More at Legal Ethics Forum and Opinio Juris. There are enough legal issues (immunity, whether or not lawyers can be held legally liable for their opinions, causation, etc. etc.) to make my head swim. Ouch!

Look, I may have more than a few rather strong disagreements with John Yoo's legal opinions (nor am I the only one), but given that the prayer for relief consists of $1, attorney fees and "a judgment declaring that the acts herein are unlawful and violate the Constitution and the laws of the United States", nothing more than a judicial rebuke, then why go after John Yoo?

Duncan Hollis' at Opinio Juris writes:

...by naming Yoo alone, it makes this case less about upending the Executive Branch or Justice Department's positions, and much more about attacking John Yoo as a lawyer. Indeed, Padilla and his counsel appear to have made a conscious decision to use this suit as a rhetorical tool. Yoo’s assets aren’t the focus of attention here. I suspect, for example, Yoo will argue immunity and get a government-funded lawyer in his defense (although he may well spend some money to retain his own counsel and maybe those costs could add up). And although a judicial rebuke, however unlikely, of Yoo would have undoubted implications for the President and the Executive Branch, the end-game appears to be much more about shaming John Yoo. Indeed, the prayer for relief suggests a remedy that simply declares that John Yoo was wrong, with the attendant effects that might have on his reputation and standing in the academic and legal communities...

Again, while I may be a fish out of water with regards to the multitude of legal issues I have encountered while reading up on this situation, I don't know if I like the implications here either. Those his legal opinions may have led to the violations of rights of an individual or individuals, he didn't directly order any such actions that would have led to a violation of rights (proximate causation?).

I'm not sure I like where something like this could go.

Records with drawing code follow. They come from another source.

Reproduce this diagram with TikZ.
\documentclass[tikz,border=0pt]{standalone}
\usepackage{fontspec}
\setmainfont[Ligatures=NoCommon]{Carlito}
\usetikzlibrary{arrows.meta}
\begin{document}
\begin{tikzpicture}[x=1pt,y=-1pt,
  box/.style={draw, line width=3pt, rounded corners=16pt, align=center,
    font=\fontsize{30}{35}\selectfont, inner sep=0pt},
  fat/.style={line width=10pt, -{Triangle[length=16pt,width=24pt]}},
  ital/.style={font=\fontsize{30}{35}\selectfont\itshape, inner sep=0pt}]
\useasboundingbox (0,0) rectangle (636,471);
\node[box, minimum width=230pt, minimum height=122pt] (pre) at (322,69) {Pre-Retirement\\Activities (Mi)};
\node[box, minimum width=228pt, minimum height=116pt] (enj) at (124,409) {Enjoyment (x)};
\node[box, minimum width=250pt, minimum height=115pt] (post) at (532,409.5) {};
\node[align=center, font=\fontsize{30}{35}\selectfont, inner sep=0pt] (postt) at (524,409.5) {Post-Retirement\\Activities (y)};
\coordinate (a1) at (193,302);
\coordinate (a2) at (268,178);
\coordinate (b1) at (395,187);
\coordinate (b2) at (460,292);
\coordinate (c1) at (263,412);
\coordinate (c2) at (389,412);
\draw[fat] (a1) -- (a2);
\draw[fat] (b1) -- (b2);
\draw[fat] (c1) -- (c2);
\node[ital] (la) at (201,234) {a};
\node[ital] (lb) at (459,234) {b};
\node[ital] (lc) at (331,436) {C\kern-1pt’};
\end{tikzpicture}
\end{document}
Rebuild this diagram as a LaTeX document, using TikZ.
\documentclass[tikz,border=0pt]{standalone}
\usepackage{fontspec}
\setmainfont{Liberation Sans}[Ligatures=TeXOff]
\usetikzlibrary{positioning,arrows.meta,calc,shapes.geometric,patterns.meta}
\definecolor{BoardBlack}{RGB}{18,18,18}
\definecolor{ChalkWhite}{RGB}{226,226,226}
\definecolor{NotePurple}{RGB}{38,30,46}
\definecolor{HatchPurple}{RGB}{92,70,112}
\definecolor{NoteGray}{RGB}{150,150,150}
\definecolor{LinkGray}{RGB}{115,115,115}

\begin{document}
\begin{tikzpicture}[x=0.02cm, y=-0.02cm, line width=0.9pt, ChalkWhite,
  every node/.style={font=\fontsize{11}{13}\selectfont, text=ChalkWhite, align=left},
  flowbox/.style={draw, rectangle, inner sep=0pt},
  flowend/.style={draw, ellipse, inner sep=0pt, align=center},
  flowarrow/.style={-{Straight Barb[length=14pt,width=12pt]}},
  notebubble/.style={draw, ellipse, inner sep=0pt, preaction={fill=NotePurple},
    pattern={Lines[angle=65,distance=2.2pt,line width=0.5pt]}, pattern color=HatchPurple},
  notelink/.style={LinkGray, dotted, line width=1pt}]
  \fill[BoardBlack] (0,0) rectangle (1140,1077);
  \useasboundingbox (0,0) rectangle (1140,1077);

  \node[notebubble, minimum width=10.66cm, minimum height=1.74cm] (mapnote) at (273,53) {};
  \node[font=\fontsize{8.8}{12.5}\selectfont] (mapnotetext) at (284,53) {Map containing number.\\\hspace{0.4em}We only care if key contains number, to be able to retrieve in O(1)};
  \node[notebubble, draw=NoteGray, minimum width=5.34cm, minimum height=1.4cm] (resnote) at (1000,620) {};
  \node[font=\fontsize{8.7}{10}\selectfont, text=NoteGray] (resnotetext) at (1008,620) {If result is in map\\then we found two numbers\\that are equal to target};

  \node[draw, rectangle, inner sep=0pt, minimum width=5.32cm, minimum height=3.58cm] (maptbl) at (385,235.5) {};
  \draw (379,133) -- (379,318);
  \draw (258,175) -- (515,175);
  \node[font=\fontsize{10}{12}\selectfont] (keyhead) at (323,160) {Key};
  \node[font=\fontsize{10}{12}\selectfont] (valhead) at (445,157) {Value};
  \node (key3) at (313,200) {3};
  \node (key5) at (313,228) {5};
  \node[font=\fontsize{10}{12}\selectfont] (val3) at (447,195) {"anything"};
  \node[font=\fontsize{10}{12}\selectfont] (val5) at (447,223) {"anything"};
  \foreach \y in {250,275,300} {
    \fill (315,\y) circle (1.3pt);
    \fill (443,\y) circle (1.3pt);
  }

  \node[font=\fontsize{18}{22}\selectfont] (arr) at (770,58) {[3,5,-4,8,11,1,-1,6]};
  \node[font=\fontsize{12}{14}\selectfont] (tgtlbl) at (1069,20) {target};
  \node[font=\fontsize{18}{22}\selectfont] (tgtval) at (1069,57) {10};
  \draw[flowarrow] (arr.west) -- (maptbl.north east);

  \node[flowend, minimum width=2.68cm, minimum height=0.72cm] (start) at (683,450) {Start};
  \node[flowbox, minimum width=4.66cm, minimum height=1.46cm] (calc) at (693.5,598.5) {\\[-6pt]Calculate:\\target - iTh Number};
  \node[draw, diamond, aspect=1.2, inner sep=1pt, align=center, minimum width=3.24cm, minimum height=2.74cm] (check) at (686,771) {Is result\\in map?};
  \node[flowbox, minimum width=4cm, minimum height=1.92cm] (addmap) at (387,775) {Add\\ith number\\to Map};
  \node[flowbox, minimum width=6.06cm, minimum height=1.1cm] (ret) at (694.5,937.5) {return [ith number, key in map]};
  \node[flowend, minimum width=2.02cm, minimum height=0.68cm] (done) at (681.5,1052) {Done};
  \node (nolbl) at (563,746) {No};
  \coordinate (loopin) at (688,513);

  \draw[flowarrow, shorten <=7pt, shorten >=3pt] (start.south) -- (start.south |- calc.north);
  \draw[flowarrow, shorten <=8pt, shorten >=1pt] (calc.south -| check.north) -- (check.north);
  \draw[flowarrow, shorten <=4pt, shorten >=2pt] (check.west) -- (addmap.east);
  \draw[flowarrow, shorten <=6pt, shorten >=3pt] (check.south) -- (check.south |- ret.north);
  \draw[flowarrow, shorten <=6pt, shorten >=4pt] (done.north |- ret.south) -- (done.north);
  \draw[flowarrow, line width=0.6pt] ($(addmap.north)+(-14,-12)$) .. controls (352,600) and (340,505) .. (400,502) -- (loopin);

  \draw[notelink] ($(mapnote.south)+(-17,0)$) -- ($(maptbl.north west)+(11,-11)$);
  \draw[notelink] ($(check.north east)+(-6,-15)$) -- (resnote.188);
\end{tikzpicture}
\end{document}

Does this mean that if Lawyer X advises President Y about Issue Z, which Person A challenges in federal court and ruled unconstitutional, that Person A may have a civil claim against Lawyer X (or worse)?

I'm sure I'm missing a few things here (perhaps notable as well), but I'm not comfortable with this. As always, I'm open to suggestions and commentary, especially from people who know this stuff better than I do.

1 comment:

Kris said...

My understanding is that lawyers advise and that it is up to the government officer to either accept or reject the advice. The lawyer is not the decision-maker, s/he is is called counsel for a reason.

It appears to me to be a cheap stunt al la, "let's kill all the lawyers".

I'll eat my wig if this case goes anywhere. Can you imagine?